> WHAT THIS TASK INVOLVES
Output a verbatim copy of the data, cut off after the line that contains "minimum width=111pt] (stop)".

> PROVIDED MATERIAL
★ ★ ★
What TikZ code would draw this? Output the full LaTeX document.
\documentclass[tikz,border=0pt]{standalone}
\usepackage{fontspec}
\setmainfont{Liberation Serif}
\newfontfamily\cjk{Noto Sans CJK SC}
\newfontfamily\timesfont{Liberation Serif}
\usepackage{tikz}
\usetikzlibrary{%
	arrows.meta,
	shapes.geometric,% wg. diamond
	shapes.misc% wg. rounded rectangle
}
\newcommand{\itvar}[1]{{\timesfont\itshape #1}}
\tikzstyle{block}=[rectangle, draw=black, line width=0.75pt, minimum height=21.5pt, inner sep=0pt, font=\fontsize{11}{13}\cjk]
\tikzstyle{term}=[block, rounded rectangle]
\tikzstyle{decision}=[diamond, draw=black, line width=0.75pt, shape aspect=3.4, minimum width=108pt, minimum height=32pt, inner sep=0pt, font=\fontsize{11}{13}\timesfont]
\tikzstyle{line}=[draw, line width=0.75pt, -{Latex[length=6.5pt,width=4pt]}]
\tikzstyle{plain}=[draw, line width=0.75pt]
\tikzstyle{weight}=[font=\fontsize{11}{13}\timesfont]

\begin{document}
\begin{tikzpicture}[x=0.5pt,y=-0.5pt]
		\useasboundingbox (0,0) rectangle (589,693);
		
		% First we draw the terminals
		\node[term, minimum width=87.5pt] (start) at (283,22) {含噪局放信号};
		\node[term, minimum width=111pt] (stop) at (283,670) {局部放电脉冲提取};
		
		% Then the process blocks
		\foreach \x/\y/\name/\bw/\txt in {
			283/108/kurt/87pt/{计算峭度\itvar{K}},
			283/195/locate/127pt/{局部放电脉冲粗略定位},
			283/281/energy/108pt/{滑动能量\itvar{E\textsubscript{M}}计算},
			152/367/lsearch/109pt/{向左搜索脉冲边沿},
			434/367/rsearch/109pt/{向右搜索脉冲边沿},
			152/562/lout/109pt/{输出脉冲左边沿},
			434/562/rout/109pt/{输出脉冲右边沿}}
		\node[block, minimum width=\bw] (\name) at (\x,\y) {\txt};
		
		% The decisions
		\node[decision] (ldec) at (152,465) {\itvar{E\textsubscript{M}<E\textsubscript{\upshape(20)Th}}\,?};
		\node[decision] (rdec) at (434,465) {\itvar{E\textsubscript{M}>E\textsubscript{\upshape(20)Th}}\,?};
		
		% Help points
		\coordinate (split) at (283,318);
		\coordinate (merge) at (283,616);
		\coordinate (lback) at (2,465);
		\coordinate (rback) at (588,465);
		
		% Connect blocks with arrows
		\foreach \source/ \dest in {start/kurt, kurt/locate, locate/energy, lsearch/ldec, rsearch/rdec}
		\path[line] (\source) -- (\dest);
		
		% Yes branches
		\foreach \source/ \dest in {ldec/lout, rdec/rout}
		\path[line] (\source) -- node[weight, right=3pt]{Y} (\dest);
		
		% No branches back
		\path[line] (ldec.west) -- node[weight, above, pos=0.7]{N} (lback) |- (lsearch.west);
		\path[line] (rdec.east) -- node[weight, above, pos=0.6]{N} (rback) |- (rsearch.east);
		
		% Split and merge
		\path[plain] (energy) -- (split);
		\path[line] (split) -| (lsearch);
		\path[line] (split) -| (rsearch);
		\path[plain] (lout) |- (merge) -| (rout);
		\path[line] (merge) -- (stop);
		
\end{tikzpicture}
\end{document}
★ ★ ★
> OUTPUT BELOW
What TikZ code would draw this? Output the full LaTeX document.
\documentclass[tikz,border=0pt]{standalone}
\usepackage{fontspec}
\setmainfont{Liberation Serif}
\newfontfamily\cjk{Noto Sans CJK SC}
\newfontfamily\timesfont{Liberation Serif}
\usepackage{tikz}
\usetikzlibrary{%
	arrows.meta,
	shapes.geometric,% wg. diamond
	shapes.misc% wg. rounded rectangle
}
\newcommand{\itvar}[1]{{\timesfont\itshape #1}}
\tikzstyle{block}=[rectangle, draw=black, line width=0.75pt, minimum height=21.5pt, inner sep=0pt, font=\fontsize{11}{13}\cjk]
\tikzstyle{term}=[block, rounded rectangle]
\tikzstyle{decision}=[diamond, draw=black, line width=0.75pt, shape aspect=3.4, minimum width=108pt, minimum height=32pt, inner sep=0pt, font=\fontsize{11}{13}\timesfont]
\tikzstyle{line}=[draw, line width=0.75pt, -{Latex[length=6.5pt,width=4pt]}]
\tikzstyle{plain}=[draw, line width=0.75pt]
\tikzstyle{weight}=[font=\fontsize{11}{13}\timesfont]

\begin{document}
\begin{tikzpicture}[x=0.5pt,y=-0.5pt]
		\useasboundingbox (0,0) rectangle (589,693);
		
		% First we draw the terminals
		\node[term, minimum width=87.5pt] (start) at (283,22) {含噪局放信号};
		\node[term, minimum width=111pt] (stop) at (283,670) {局部放电脉冲提取};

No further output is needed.